Compliance Warning: Reducing a worker’s hours or altering working conditions to offset the wage increase is classified as an unfair labour practice and is actionable at the CCMA.

3. The Financial Reality for Domestic Workers: The "Living Wage" Gap

While the 5.0% increase is welcomed, the NMW remains fundamentally a "poverty wage" when measured against the actual cost of living for a typical family in South Africa.

The Poverty Line Deficit

Data from the Pietermaritzburg Economic Justice and Dignity Group (PMBEJD) highlights the stark deficit facing workers:

  • Monthly NMW Income (21 days, 8 hours/day): R4,836.72
  • Average Household Food Basket (Jan 2026): R5,401.44
  • The Deficit: A full-time domestic worker's minimum wage falls R564.72 short of just covering the basic nutritional requirements for a family, before transport, electricity, or education costs are considered.

Given that a single domestic worker's wage often supports nearly four dependents, the per capita income remains well below the official Lower-Bound Poverty Line.

The Two-Tier Problem: Compliance vs.
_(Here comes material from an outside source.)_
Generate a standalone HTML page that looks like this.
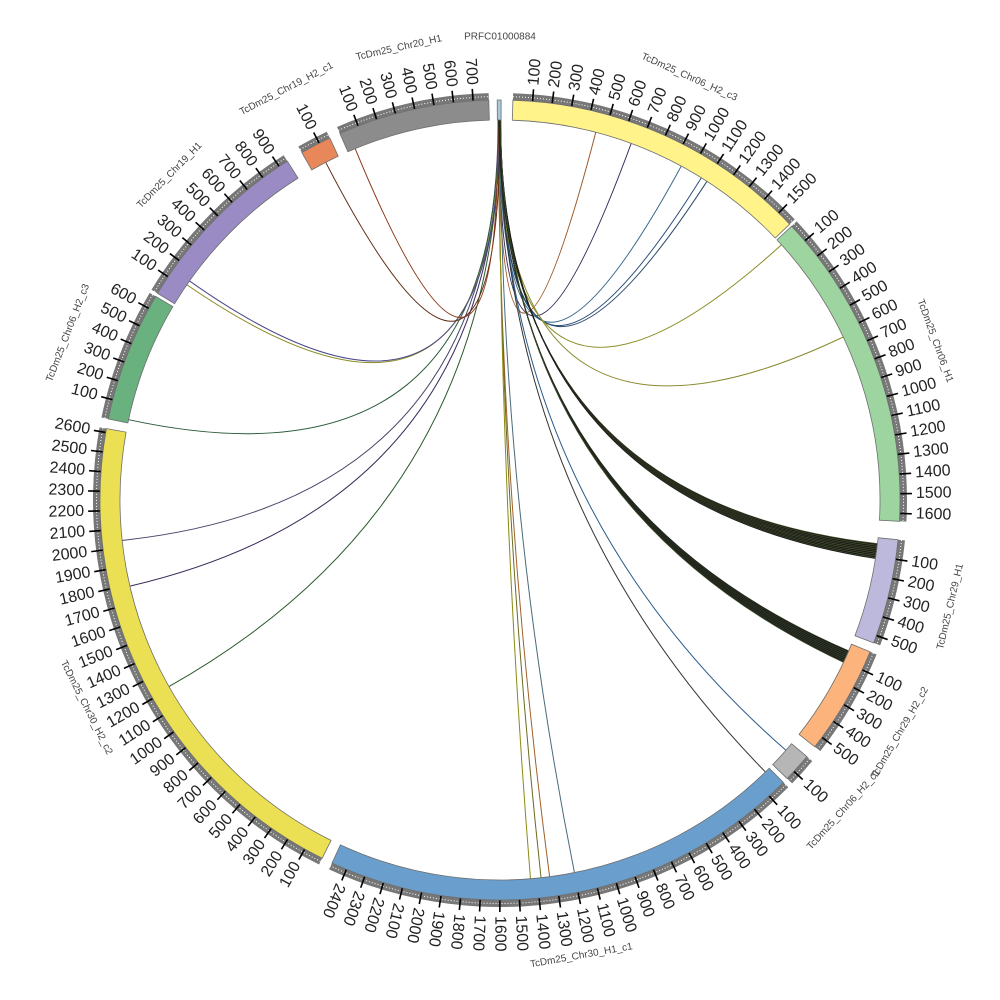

Reality

The effectiveness of the R30.23 rate is undermined by a severe compliance gap. Statistics South Africa and other leading service providers in the South African ecosystem consistently report that the median earnings for domestic workers are significantly lower than the legal minimum.

Suggesting that nearly half of the workforce is paid illegal wages. Fear of job loss often prevents vulnerable workers from reporting non-compliant employers, meaning the NMW remains a legal theory rather than a lived reality for many.

4. Conclusion: Progress but not prosperity 

The 2026 NMW adjustment is a political and social success, cementing the dignity and equal value of domestic labour through full wage parity. However, it is an economic failure in that it has not yet secured a Decent Standard of Living for the workers it seeks to protect.

Employers are encouraged to fully comply with the new rates, register for UIF and COIDA, and provide written employment contracts. For workers, the increase provides a necessary buffer against inflation, yet the battle for a true living wage—one that covers food, transport, and basic utilities—continues. Structural solutions, such as subsidized transport and a comprehensive social wage, are required to truly transform the financial health of South Africa’s domestic workforce.